Sidr affected people of Sharonkhola in fear of water surge
The embankment of 35/1 polder of Water Development Board (WDB) in Sharankhola upazila has collapsed at many places, raising fear of erosion among the people of the area.
Erosion devours hundreds of bighas of cultivable land and washes away many homesteads every year, villagers told this correspondent.
A project under Coastal Embankment Improvement Project (CEIP), funded by the World Bank, tried to prevent erosion with sand-filled sacks and bamboos, but they failed as they did not carry out river training, locals said.
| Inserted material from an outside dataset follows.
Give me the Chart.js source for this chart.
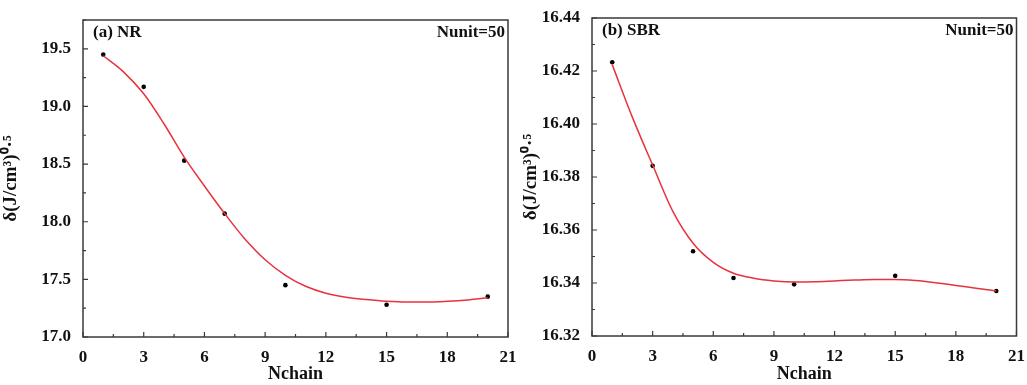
<!DOCTYPE html>
<html>
<head>
<meta charset="utf-8">
<script src="https://cdn.jsdelivr.net/npm/chart.js@4"></script>
<style>
  body { margin: 0; background: #fff; }
  .box { position: absolute; top: 0; height: 385px; }
</style>
</head>
<body>
<div class="box" style="left:0;width:520px"><canvas id="nrCanvas"></canvas></div>
<div class="box" style="left:520px;width:507px"><canvas id="sbrCanvas"></canvas></div>
<script>
// measured points (Nchain vs delta)
const nchain = [1, 3, 5, 7, 10, 15, 20];
const nrPoints = [19.45, 19.17, 18.53, 18.07, 17.45, 17.28, 17.35];
const sbrPoints = [16.4233, 16.3842, 16.352, 16.3419, 16.3395, 16.3427, 16.337];

// fitted curve
const fitX = [1, 2, 3, 4, 5, 6, 7, 8, 9, 10, 11, 12, 13, 14, 15, 16, 17, 18, 19, 20];
const nrFit = [19.44, 19.30, 19.11, 18.85, 18.56, 18.31, 18.07, 17.85, 17.67, 17.535, 17.44, 17.38, 17.345, 17.325, 17.31, 17.303, 17.303, 17.31, 17.322, 17.34];
const sbrFit = [16.4224, 16.4025, 16.3845, 16.367, 16.355, 16.3478, 16.3437, 16.3418, 16.3408, 16.3404, 16.3405, 16.3408, 16.3411, 16.3413, 16.3413, 16.3409, 16.3401, 16.3391, 16.338, 16.337];

const serif = "'Liberation Serif', 'Times New Roman', serif";

function zip(xs, ys) {
    return xs.map((x, i) => ({ x: x, y: ys[i] }));
}

// frame, inward ticks and corner labels
const framePlugin = {
    id: "frame",
    afterDraw(chart, args, opts) {
        const ctx = chart.ctx;
        const a = chart.chartArea;
        const xs = chart.scales.x;
        const ys = chart.scales.y;
        ctx.save();
        ctx.strokeStyle = "#3a3a3a";
        ctx.lineWidth = 1.5;
        ctx.strokeRect(a.left, a.top, a.right - a.left, a.bottom - a.top);

        ctx.lineWidth = 1.2;
        ctx.beginPath();
        for (let v = 0; v <= 21.001; v += 1.5) {
            const px = xs.getPixelForValue(v);
            const len = Math.abs(v / 3 - Math.round(v / 3)) < 0.01 ? 5 : 3;
            ctx.moveTo(px, a.bottom);
            ctx.lineTo(px, a.bottom - len);
        }
        const n = Math.round((opts.yMax - opts.yMin) / opts.yMinor);
        for (let i = 0; i <= n; i++) {
            const v = opts.yMin + i * opts.yMinor;
            const py = ys.getPixelForValue(v);
            const len = i % 2 === 0 ? 5 : 3;
            ctx.moveTo(a.left, py);
            ctx.lineTo(a.left + len, py);
        }
        ctx.stroke();

        ctx.fillStyle = "#111";
        ctx.font = "bold 17px " + serif;
        ctx.textBaseline = "middle";
        ctx.textAlign = "left";
        ctx.fillText(opts.label, a.left + 10, a.top + 13);
        ctx.textAlign = "right";
        ctx.fillText("Nunit=50", a.right - 3, a.top + 13);
        ctx.restore();
    }
};

function makeChart(id, pts, fit, cfg) {
    const ctx = document.getElementById(id).getContext("2d");
    return new Chart(ctx, {
        type: "scatter",
        data: {
            datasets: [
                {
                    data: zip(fitX, fit),
                    showLine: true,
                    borderColor: "#e8323c",
                    borderWidth: 1.5,
                    pointRadius: 0,
                    cubicInterpolationMode: "monotone",
                    fill: false
                },
                {
                    data: zip(nchain, pts),
                    pointRadius: 2.3,
                    pointBackgroundColor: "#000",
                    pointBorderWidth: 0
                }
            ]
        },
        options: {
            responsive: true,
            maintainAspectRatio: false,
            animation: false,
            layout: { padding: { top: cfg.top, right: cfg.right, left: 0, bottom: 0 } },
            plugins: {
                legend: { display: false },
                tooltip: { enabled: false },
                frame: { label: cfg.label, yMin: cfg.yMin, yMax: cfg.yTop, yMinor: cfg.yMinor }
            },
            scales: {
                x: {
                    type: "linear",
                    min: 0,
                    max: 21,
                    grid: { display: false },
                    border: { display: false },
                    ticks: {
                        stepSize: 3,
                        color: "#111",
                        padding: 2,
                        font: { family: serif, size: 17, weight: "bold" }
                    },
                    title: {
                        display: true,
                        text: "Nchain",
                        color: "#111",
                        padding: { top: 0, bottom: 0 },
                        font: { family: serif, size: 18, weight: "bold" }
                    },
                    afterFit(scale) { scale.height = cfg.bottom; }
                },
                y: {
                    min: cfg.yMin,
                    max: cfg.yTop,
                    grid: { display: false },
                    border: { display: false },
                    afterBuildTicks(scale) {
                        scale.ticks = scale.ticks.filter(t => {
                            const k = (t.value - cfg.yMin) / cfg.yStep;
                            return Math.abs(k - Math.round(k)) < 1e-6;
                        });
                    },
                    ticks: {
                        stepSize: cfg.yStep,
                        color: "#111",
                        padding: 4,
                        font: { family: serif, size: 17, weight: "bold" },
                        callback: v => v.toFixed(cfg.digits)
                    },
                    title: {
                        display: true,
                        text: "δ(J/cm³)⁰·⁵",
                        color: "#111",
                        padding: { top: 0, bottom: 3 },
                        font: { family: serif, size: 19, weight: "bold" }
                    },
                    afterFit(scale) { scale.width = cfg.yWidth; }
                }
            }
        },
        plugins: [framePlugin]
    });
}

makeChart("nrCanvas", nrPoints, nrFit, {
    label: "(a) NR", yMin: 17.0, yTop: 19.75, yStep: 0.5, yMinor: 0.25, digits: 1,
    top: 20, right: 12, bottom: 48, yWidth: 83
});
makeChart("sbrCanvas", sbrPoints, sbrFit, {
    label: "(b) SBR", yMin: 16.32, yTop: 16.44, yStep: 0.02, yMinor: 0.01, digits: 2,
    top: 18, right: 7, bottom: 49, yWidth: 72
});
</script>
</body>
</html>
On November 15, 2007, super cyclone Sidr hit 35/1 polder. Thousands of people were killed. After that, people of the area demanded construction of a durable embankment in the area.
Construction work of 62 kilometres of sustainable dam in Morrelganj and Sharankhola started in January 2016 under CEIP, but they did not do river training properly, so erosion still takes place, local public representatives alleged.
“Hundreds of metres of embankment under 35/1 polder have gone into the river. A durable embankment can never be built without proper river training,” said Rahman Sheikh, a resident of the area.
"We have to move our houses repeatedly due to the river erosion. The river has devoured all of our ancestral land. Now we are living on others' land,'' said Rustam Ali of Bogi village in Southkhali union.
“We are on the bank of the Baleshwar river. We lost at least 800 lives during the cyclone Sidr in 2007. In response to our demand, construction of the embankment on the bank of the Baleshwar river started in 2016,'' said Southkhali Union Parishad Chairman Mozammel Hossain.
“Construction of the embankment was started without river training. It is broken again and again in Tafalbari, Bogi, Old Launch-ghat, Gabtala, Satghar and Southkhali,” he added.
"We have sent a proposal for training the river. River training will start when the proposal is passed,'' said CEIP Executive Engineer Abdul Hannan.
“Efforts are being made to save the places currently at risk in Sharankhola,'' he added.